1. Every finite group is the Fitting quotient of a p-dominated group for any prime p not dividing its order: Suppose $H$ is a finite group and $p$ is a prime not dividing the order of $H$. Then, there exists a finite complete group $G$ such that the Fitting subgroup $F(G)$ is a $p$-group, and $G$ is a semidirect product of $F(G)$ and $H$. In particular, $G/F(G) \cong H$.

## Proof

Given: A finite group $H$, an automorphism $\sigma$ of $H$ such that for any surjective homomorphism $\rho:G \to H$ there is an automorphism $\sigma'$ of $G$ such that $\rho \circ \sigma' = \sigma \circ \rho$.

To prove: $\sigma$ is inner.

Proof: Let $p$ be a prime not dividing the order of $H$. Using fact (1), there is a finite group $G$ such that the Fitting subgroup $F(G)$ is a $p$-group, and $G/F(G)$ is isomorphic to $H$. Let $\rho:G \to H$ be the quotient map.

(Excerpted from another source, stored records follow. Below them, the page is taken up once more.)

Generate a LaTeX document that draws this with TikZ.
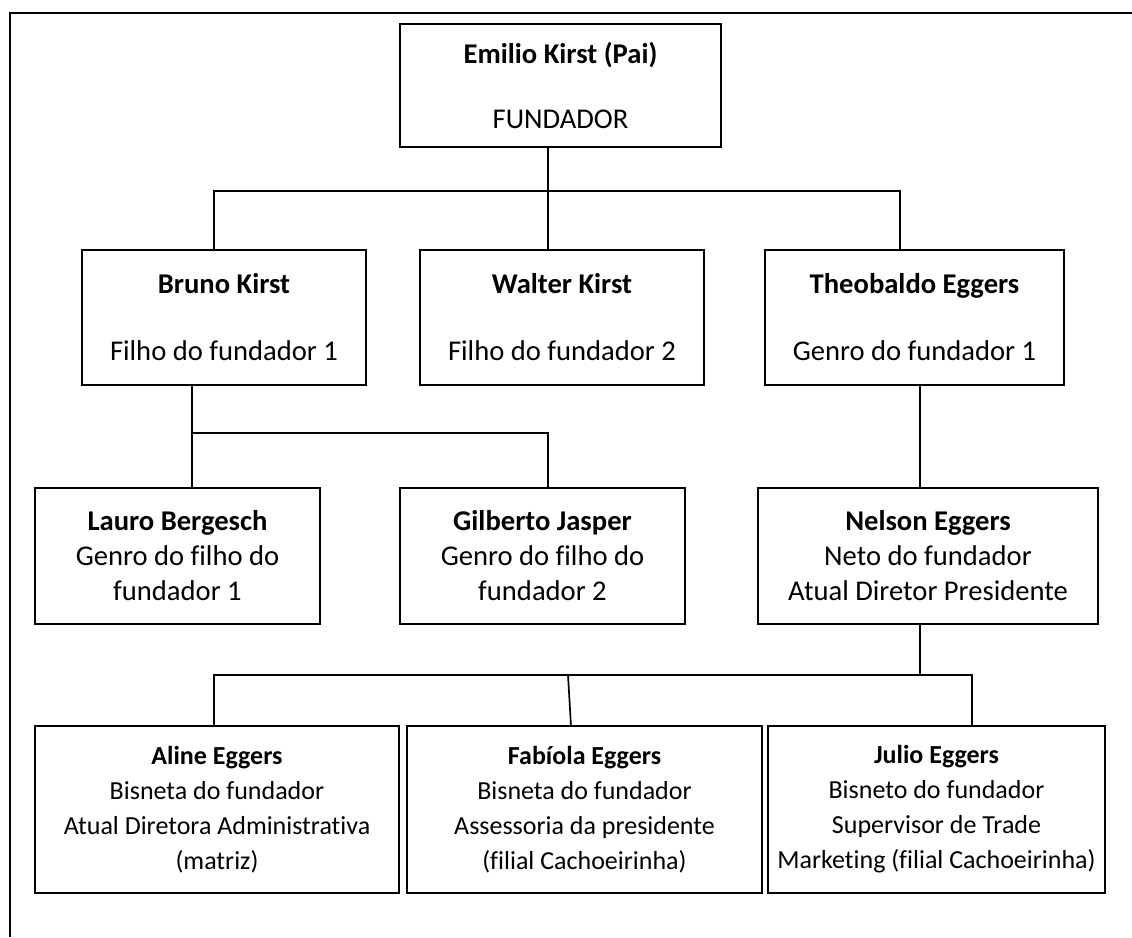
\documentclass[tikz,border=0pt]{standalone}
\usepackage{fontspec}
\setmainfont{Carlito}[Ligatures={NoCommon}]
\begin{document}
\begin{tikzpicture}[x=1pt,y=-1pt,
  box/.style={draw=black,line width=1.3pt,rectangle,inner sep=0pt,align=center,
    font=\fontsize{28.6pt}{35pt}\selectfont},
  smallbox/.style={box,font=\fontsize{26pt}{35pt}\selectfont},
  conn/.style={draw=black,line width=1.7pt},
  frame/.style={draw=black,line width=2.8pt}]
\useasboundingbox (0,0) rectangle (1132,937);
% frame (top and left edges)
\coordinate (fA) at (10,937);
\coordinate (fB) at (10,13);
\coordinate (fC) at (1132,13);
\draw[frame] (fA) -- (fB) -- (fC);

% boxes
\node[box,minimum width=321pt,minimum height=123pt] (top) at (560.5,85.5)
  {\textbf{Emilio Kirst (Pai)}\\[30pt]FUNDADOR};
\node[box,minimum width=284pt,minimum height=135pt] (bruno) at (224,317.5)
  {\textbf{Bruno Kirst}\\[32pt]Filho do fundador 1};
\node[box,minimum width=284pt,minimum height=135pt] (walter) at (562,317.5)
  {\textbf{Walter Kirst}\\[32pt]Filho do fundador 2};
\node[box,minimum width=299pt,minimum height=135pt] (theo) at (914.5,317.5)
  {\textbf{Theobaldo Eggers}\\[32pt]Genro do fundador 1};
\node[box,minimum width=285pt,minimum height=136pt] (lauro) at (177.5,556)
  {\textbf{Lauro Bergesch}\\Genro do filho do\\fundador 1};
\node[box,minimum width=285pt,minimum height=136pt] (gilberto) at (542.5,556)
  {\textbf{Gilberto Jasper}\\Genro do filho do\\fundador 2};
\node[box,minimum width=340pt,minimum height=136pt] (nelson) at (928,556)
  {\textbf{Nelson Eggers}\\Neto do fundador\\Atual Diretor Presidente};
\node[smallbox,minimum width=364pt,minimum height=167pt] (aline) at (217,809.5)
  {\textbf{Aline Eggers}\\Bisneta do fundador\\Atual Diretora Administrativa\\(matriz)};
\node[smallbox,minimum width=355pt,minimum height=167pt] (fabiola) at (584.5,809.5)
  {\textbf{Fabíola Eggers}\\Bisneta do fundador\\Assessoria da presidente\\(filial Cachoeirinha)};
\node[smallbox,minimum width=337pt,minimum height=167pt] (julio) at (936.5,809.5)
  {\textbf{Julio Eggers}\\Bisneto do fundador\\Supervisor de Trade\\Marketing (filial Cachoeirinha)};

% junction coordinates
\coordinate (j1) at (548,191);
\coordinate (jL) at (214,191);
\coordinate (jR) at (900,191);
\coordinate (k1) at (192,433);
\coordinate (k2) at (548,433);
\coordinate (m1) at (920,436);
\coordinate (n1) at (920,675);
\coordinate (nL) at (214,675);
\coordinate (nR) at (972,675);
\coordinate (nF) at (568,675);
\coordinate (fb) at (571,726);

% connectors
\draw[conn] (top.south -| j1) -- (j1);
\draw[conn] (jL |- bruno.north) -- (jL) -- (jR) -- (jR |- theo.north);
\draw[conn] (j1) -- (j1 |- walter.north);

\draw[conn] (bruno.south -| k1) -- (k1) -- (k2) -- (k2 |- gilberto.north);
\draw[conn] (k1) -- (k1 |- lauro.north);

\draw[conn] (theo.south -| m1) -- (nelson.north -| m1);

\draw[conn] (nelson.south -| n1) -- (n1);
\draw[conn] (nL |- aline.north) -- (nL) -- (nR) -- (nR |- julio.north);
\draw[conn] (nF) -- (fb);
\end{tikzpicture}
\end{document}
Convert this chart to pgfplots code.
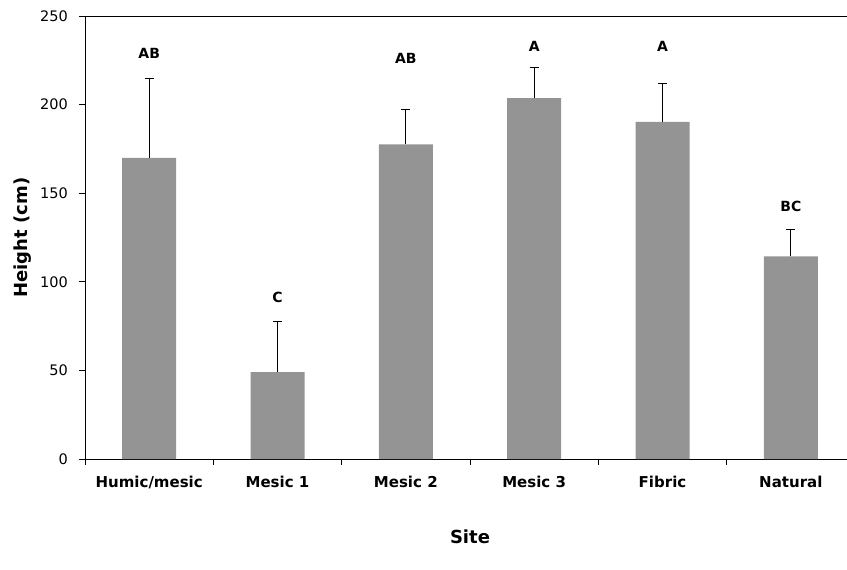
\documentclass[border=0pt]{standalone}
\usepackage{pgfplots}
\pgfplotsset{compat=1.18}
\usepackage{fontspec}
\setmainfont{DejaVu Sans}
\definecolor{barg}{RGB}{148,148,148}
\begin{document}
\begin{tikzpicture}
\begin{axis}[
  scale only axis, width=770bp, height=443bp,
  xmin=-0.5, xmax=5.5, ymin=0, ymax=250,
  axis line style={black, line width=0.9bp},
  /pgf/number format/assume math mode=true,
  xtick pos=bottom, ytick pos=left,
  ytick={0,50,...,250},
  xtick={-0.5,0.5,...,5.5},
  xticklabels={},
  extra x ticks={0,1,2,3,4,5},
  extra x tick labels={Humic/mesic, Mesic 1, Mesic 2, Mesic 3, Fibric, Natural},
  extra x tick style={major tick length=0pt, tick style={draw=none},
    tick label style={font=\fontsize{15bp}{18bp}\selectfont\bfseries, anchor=center, yshift=-23bp}},
  tick align=outside,
  major tick length=6bp,
  tick style={black, line width=0.8bp},
  yticklabel style={font=\fontsize{14.5bp}{17bp}\selectfont, anchor=east, inner sep=0pt, xshift=-11bp},
  xlabel={Site},
  ylabel={Height (cm)},
  xlabel style={font=\fontsize{18bp}{21bp}\selectfont\bfseries, at={(axis description cs:0.5,-0.176)}, anchor=center},
  ylabel style={font=\fontsize{18bp}{21bp}\selectfont\bfseries, at={(axis description cs:-0.0805,0.5)}, anchor=center},
]
\addplot[ybar, bar width=54bp, fill=barg, draw=none,
  error bars/.cd, y dir=plus, y explicit,
  error bar style={black, line width=1.1bp},
  error mark options={rotate=90, mark size=4.5bp, black, line width=1.1bp}]
  table[x=x, y=y, y error=e] {
x y e
0 170 44.5
1 49 28.4
2 177.5 19.5
3 203.7 17.3
4 190.3 21.4
5 114.3 15
};
\begin{scope}[every node/.style={font=\fontsize{14bp}{17bp}\selectfont\bfseries, anchor=center}]
\node at (axis cs:0,229) {AB};
\node at (axis cs:1,91.4) {C};
\node at (axis cs:2,226) {AB};
\node at (axis cs:3,232.8) {A};
\node at (axis cs:4,232.8) {A};
\node at (axis cs:5,142.4) {BC};
\end{scope}
\end{axis}
\pgfresetboundingbox
\path ([shift={(-85bp,-110bp)}]current axis.south west) rectangle ([shift={(-8bp,16bp)}]current axis.north east);
\end{tikzpicture}
\end{document}
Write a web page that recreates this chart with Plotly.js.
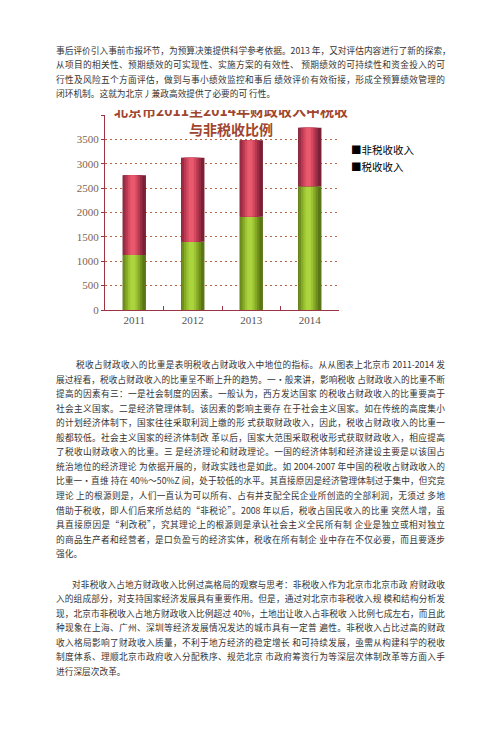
<!DOCTYPE html>
<html>
<head>
<meta charset="utf-8">
<script src="https://cdn.plot.ly/plotly-3.0.1.min.js"></script>
<style>
body { margin:0; background:#fff; width:500px; height:739px; overflow:hidden; position:relative;
       font-family:"Noto Sans CJK SC", sans-serif; }
.line { position:absolute; left:56px; width:389px; height:14px; line-height:14px; font-size:8.7px;
        color:#333; white-space:nowrap; text-align:justify; text-align-last:justify; }
.line.last { text-align-last:left; }
#chartBox { position:absolute; left:0; top:110px; width:500px; height:240px; overflow:hidden; }
#chart { width:500px; height:240px; }
</style>
</head>
<body>
<div id="text"></div>
<div id="chartBox"><div id="chart"></div></div>
<script>
// Chart data
var years = ['2011', '2012', '2013', '2014'];
var taxIncome = [1130, 1400, 1915, 2540];      // 税收收入
var nonTaxIncome = [1635, 1725, 1565, 1200];   // 非税收收入
var yTicks = [0, 500, 1000, 1500, 2000, 2500, 3000, 3500, 4000];
var titleLines = ['北京市2011至2014年财政收入中税收', '与非税收比例'];
var legendLabels = ['■非税收收入', '■税收收入'];

// Page text, one entry per printed line
var para1Lines = [
    '事后评价引入事前市报坏节，为预算决策提供科学参考依据。2013 年，又对评估内容进行了新的探索，',
    '从项目的相关性、预期绩效的可实现性、实施方案的有效性、 预期绩效的可持续性和资金投入的可',
    '行性及风险五个方面评估，做到与事小绩效监控和事后 绩效评价有效衔接，形成全预算绩效管理的',
    '闭环机制。这就为北京丿兼政高效提供了必要的可 行性。'
];
var para2Lines = [
    '税收占财政收入的比重是表明税收占财政收入中地位的指标。从从图表上北京市 2011-2014 发',
    '展过程看，税收占财政收入的比重呈不断上升的趋势。一•般来讲，影响税收 占财政收入的比重不断',
    '提高的因素有三：一是社会制度的因素。一般认为，西方发达国家 的税收占财政收入的比重要高于',
    '社会主义国家。二是经济管理体制。该因素的影响主要存 在于社会主义国家。如在传统的高度集小',
    '的计划经济体制下，国家往往采取利润上缴的形 式获取财政收入，因此，税收占财政收入的比重一',
    '般都较低。社会主义国家的经济体制改 革以后，国家大范围采取税收形式获取财政收入，相应提高',
    '了税收山财政收入的比重。三 是经济理论和财政理论。一国的经济体制和经济建设主要是以该国占',
    '统治地位的经济理论 为依据开展的，财政实践也是如此。如 2004-2007 年中国的税收占财政收入的',
    '比重一•直维 持在 40%～50%Z 间，处于较低的水平。其直接原因是经济管理体制过于集中，但究竞',
    '理论 上的根源则是，人们一直认为可以所有、占有并支配全民企业所创造的全部利润，无须过 多地',
    '借助于税收，即人们后来所总结的“非税论”。2008 年以后，税收占国民收入的比重 突然人增，虽',
    '具直接原因是“利改税”，究其理论上的根源则是承认社会主义全民所有制 企业是独立或相对独立',
    '的商品生产者和经营者，是口负盈亏的经济实体，税收在所有制企 业中存在不仅必要，而且要逐步',
    '强化。'
];
var para3Lines = [
    '对非税收入占地方财政收入比例过高格局的观察与思考：非税收入作为北京市北京市政 府财政收',
    '入的组成部分，对支持国家经济发展具有重要作用。但是，通过对北京市非税收入规 模和结构分析发',
    '现，北京市非税收入占地方财政收入比例超过 40%，土地出让收入占非税收 入比例七成左右，而且此',
    '种现象在上海、广州、深圳等经济发展情况发达的城市具有一定普 遍性。非税收入占比过高的财政',
    '收入格局影响了财政收入质量，不利于地方经济的稳定增长 和可持续发展，亟需从构建科学的税收',
    '制度体系、理顺北京市政府收入分配秩序、规范北京 市政府筹资行为等深层次体制改革等方面入手',
    '进行深层次改革。'
];

// Write one paragraph, line by line
function fn_WritePara(lines, firstCenter, step, indent) {
    var box = document.getElementById('text');
    for (var i = 0; i < lines.length; i++) {
        var d = document.createElement('div');
        d.className = 'line' + (i == lines.length - 1 ? ' last' : '');
        d.style.top = (firstCenter + i * step - 7) + 'px';
        if (i == 0 && indent > 0) {
            d.style.left = (56 + indent) + 'px';
            d.style.width = (389 - indent) + 'px';
        }
        d.textContent = lines[i];
        box.appendChild(d);
    }
}
fn_WritePara(para1Lines, 50.7, 14.45, 0);
fn_WritePara(para2Lines, 365, 14.55, 20);
fn_WritePara(para3Lines, 585, 14.45, 16);

// Bar shading: several overlaid bars of shrinking width give the cylinder look
var layerWidths = [0.40, 0.33, 0.25, 0.17, 0.09];
var greenShades = ['#5b7616', '#6f901d', '#86aa27', '#9bc332', '#acd43e'];
var redShades = ['#7c2035', '#9a2c43', '#b93952', '#d4495f', '#e8596d'];

var traces = [];
for (var k = 0; k < layerWidths.length; k++) {
    var w = layerWidths[k];
    var c = (k == 0) ? 0 : -0.025;
    traces.push({
        type: 'bar', x: years, y: taxIncome,
        width: w, offset: c - w / 2,
        marker: { color: greenShades[k], line: { width: 0 } },
        showlegend: false, hoverinfo: 'skip'
    });
}
for (var k = 0; k < layerWidths.length; k++) {
    var w = layerWidths[k];
    var c = (k == 0) ? 0 : -0.025;
    traces.push({
        type: 'bar', x: years, y: nonTaxIncome, base: taxIncome,
        width: w, offset: c - w / 2,
        marker: { color: redShades[k], line: { width: 0 } },
        showlegend: false, hoverinfo: 'skip'
    });
}

var axisColor = '#9c3444';
var titleColor = '#a0452e';

var annotations = [];
// Title (top line is cut by the picture edge, as in the scan)
annotations.push({ text: '<b>' + titleLines[0] + '</b>', xref: 'paper', yref: 'paper',
    x: 0.54, y: 1.0256, xanchor: 'center', yanchor: 'middle', showarrow: false,
    font: { family: 'Noto Sans CJK SC', size: 14, color: titleColor } });
annotations.push({ text: '<b>' + titleLines[1] + '</b>', xref: 'paper', yref: 'paper',
    x: 0.54, y: 0.928, xanchor: 'center', yanchor: 'middle', showarrow: false,
    font: { family: 'Noto Sans CJK SC', size: 14, color: titleColor } });
// Legend written as text, like the original
var legendY = [0.823, 0.738];
for (var i = 0; i < legendLabels.length; i++) {
    annotations.push({ text: legendLabels[i], xref: 'paper', yref: 'paper',
        x: 1.045, y: legendY[i], xanchor: 'left', yanchor: 'middle', showarrow: false,
        borderpad: 0,
        font: { family: 'Noto Sans CJK SC', size: 10.5, color: '#000' } });
}

var layout = {
    width: 500, height: 240,
    margin: { l: 105, r: 161, t: 5, b: 40 },
    paper_bgcolor: '#fff', plot_bgcolor: '#fff',
    barmode: 'overlay',
    showlegend: false,
    xaxis: {
        type: 'category', range: [-0.5, 3.5],
        showline: true, linecolor: axisColor, linewidth: 1,
        ticks: 'inside', tickson: 'boundaries', ticklen: 4, tickcolor: axisColor,
        showgrid: false, fixedrange: true,
        tickfont: { family: 'Liberation Serif', size: 11, color: '#555' }
    },
    yaxis: {
        range: [0, 4000], tickvals: yTicks, ticktext: yTicks.map(String),
        showline: true, linecolor: axisColor, linewidth: 1,
        ticks: 'outside', ticklen: 3, tickcolor: axisColor,
        showgrid: true, gridcolor: '#b9653f', griddash: '2px,3px', gridwidth: 1,
        zeroline: false, fixedrange: true,
        tickfont: { family: 'Liberation Serif', size: 11, color: '#7d6452' }
    },
    annotations: annotations
};

Plotly.newPlot('chart', traces, layout, { displayModeBar: false, staticPlot: true });
</script>
</body>
</html>
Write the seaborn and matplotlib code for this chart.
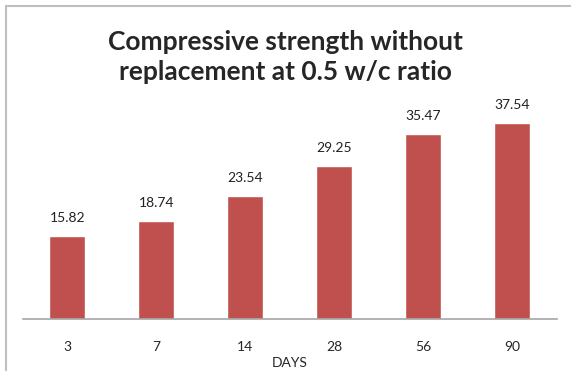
import matplotlib
matplotlib.use("Agg")
import matplotlib.pyplot as plt
import seaborn as sns
import pandas as pd
from matplotlib.patches import Rectangle

days = ["3", "7", "14", "28", "56", "90"]
strength = [15.82, 18.74, 23.54, 29.25, 35.47, 37.54]

df = pd.DataFrame({"Days": days, "Strength": strength})

sns.set_style("white")
plt.rcParams["font.family"] = ["Lato", "DejaVu Sans"]

fig = plt.figure(figsize=(5.71, 3.71), dpi=100)
ax = fig.add_axes([0.040, 0.140, 0.935, 0.563])

sns.barplot(data=df, x="Days", y="Strength", color="#C0504D", width=0.405,
            saturation=1, ax=ax)

for i, v in enumerate(strength):
    ax.text(i, v + 2.3, f"{v:.2f}", ha="center", va="bottom", fontsize=10,
            color="#222222", clip_on=False)

ax.set_ylim(0, 40)
ax.set_xlim(-0.5, 5.5)
ax.set_yticks([])
ax.set_ylabel("")
ax.set_xlabel("DAYS", fontsize=10, labelpad=3)
ax.tick_params(axis="x", length=0, pad=16, labelsize=10)
for s in ["top", "right", "left"]:
    ax.spines[s].set_visible(False)
ax.spines["bottom"].set_color("#A6A6A6")
ax.spines["bottom"].set_linewidth(1.2)

fig.text(0.5, 0.846, "Compressive strength without\nreplacement at 0.5 w/c ratio",
         ha="center", va="center", fontsize=19, fontweight="bold",
         linespacing=1.3)

fig.patches.append(Rectangle((6 / 571, -0.1), 1.2, 1 - 6 / 371 + 0.1,
                             transform=fig.transFigure, fill=False,
                             edgecolor="#BFBFBF", linewidth=1.5))

fig.savefig("out.png", dpi=100)
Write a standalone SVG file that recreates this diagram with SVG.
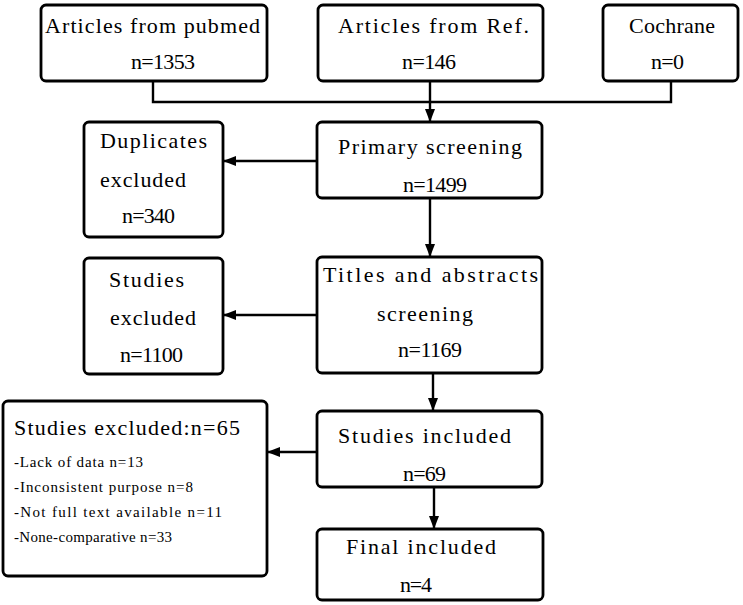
<svg xmlns="http://www.w3.org/2000/svg" width="743" height="605" viewBox="0 0 743 605">
<defs>
<marker id="arr" markerUnits="userSpaceOnUse" markerWidth="14" markerHeight="12" refX="13" refY="5" orient="auto">
<path d="M0,0 L13,5 L0,10 Z" fill="#000"/>
</marker>
<style>
.box{fill:#fff;stroke:#000;stroke-width:2.8}
.t{font-family:"Liberation Serif","DejaVu Serif",serif;font-size:22px;fill:#000}
.s{font-family:"Liberation Serif","DejaVu Serif",serif;font-size:15px;fill:#000}
.c{fill:none;stroke:#000;stroke-width:2.4}
</style>
</defs>
<rect width="743" height="605" fill="#fff"/>
<g id="connectors">
<polyline class="c" points="153,81 153,102 671,102 671,81" stroke-width="3"/>
<line class="c" x1="430" y1="81" x2="430" y2="122" marker-end="url(#arr)"/>
<line class="c" x1="317" y1="161" x2="223" y2="161" marker-end="url(#arr)"/>
<line class="c" x1="430" y1="198" x2="430" y2="257" marker-end="url(#arr)"/>
<line class="c" x1="317" y1="315" x2="223" y2="315" marker-end="url(#arr)"/>
<line class="c" x1="433" y1="373" x2="433" y2="411" marker-end="url(#arr)"/>
<line class="c" x1="317" y1="452" x2="267" y2="452" marker-end="url(#arr)"/>
<line class="c" x1="434" y1="487" x2="434" y2="529" marker-end="url(#arr)"/>
</g>
<g id="pubmed">
<rect class="box" x="41" y="5" width="226" height="76" rx="5"/>
<text class="t" x="45" y="33" textLength="215">Articles from pubmed</text>
<text class="t" x="131" y="69" textLength="64">n=1353</text>
</g>
<g id="ref">
<rect class="box" x="318" y="5" width="225" height="76" rx="5"/>
<text class="t" x="338" y="33" textLength="191">Articles from Ref.</text>
<text class="t" x="402" y="69" textLength="54">n=146</text>
</g>
<g id="cochrane">
<rect class="box" x="603" y="5" width="135" height="76" rx="5"/>
<text class="t" x="629" y="33" textLength="86">Cochrane</text>
<text class="t" x="651" y="69" textLength="33">n=0</text>
</g>
<g id="primary">
<rect class="box" x="317" y="122" width="225" height="76" rx="5"/>
<text class="t" x="338" y="154" textLength="184">Primary screening</text>
<text class="t" x="403" y="192" textLength="64">n=1499</text>
</g>
<g id="duplicates">
<rect class="box" x="84" y="122" width="139" height="115" rx="5"/>
<text class="t" x="100" y="148" textLength="107">Duplicates</text>
<text class="t" x="100" y="187" textLength="86">excluded</text>
<text class="t" x="122" y="223" textLength="53">n=340</text>
</g>
<g id="titles">
<rect class="box" x="317" y="257" width="225" height="116" rx="5"/>
<text class="t" x="323" y="282" textLength="215">Titles and abstracts</text>
<text class="t" x="377" y="321" textLength="96">screening</text>
<text class="t" x="398" y="357" textLength="64">n=1169</text>
</g>
<g id="excluded1">
<rect class="box" x="84" y="258" width="139" height="116" rx="5"/>
<text class="t" x="109" y="287" textLength="75">Studies</text>
<text class="t" x="110" y="325" textLength="86">excluded</text>
<text class="t" x="120" y="362" textLength="63">n=1100</text>
</g>
<g id="included">
<rect class="box" x="317" y="411" width="225" height="76" rx="5"/>
<text class="t" x="338" y="443" textLength="173">Studies included</text>
<text class="t" x="403" y="481" textLength="43">n=69</text>
</g>
<g id="excluded2">
<rect class="box" x="3" y="401" width="264" height="175" rx="5"/>
<text class="t" x="14" y="435" textLength="226">Studies excluded:n=65</text>
<text class="s" x="14" y="467" textLength="129">-Lack of data n=13</text>
<text class="s" x="14" y="492" textLength="179">-Inconsistent purpose n=8</text>
<text class="s" x="14" y="517" textLength="208">-Not full text available n=11</text>
<text class="s" x="14" y="542" textLength="158">-None-comparative n=33</text>
</g>
<g id="final">
<rect class="box" x="317" y="529" width="226" height="71" rx="5"/>
<text class="t" x="346" y="554" textLength="150">Final included</text>
<text class="t" x="400" y="592" textLength="32">n=4</text>
</g>
</svg>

By assumption, there exists an automorphism $\sigma'$ of $G$ such that $\rho \circ \sigma' = \sigma \circ \rho$. Since $G$ is complete, $\sigma'$ is inner, so there exists $g \in G$ such that $\sigma'$ is conjugation by $g$. It is easy to see then that $\sigma$ equals conjugation by the element $\rho(g)$, and thus, $\sigma$ is inner.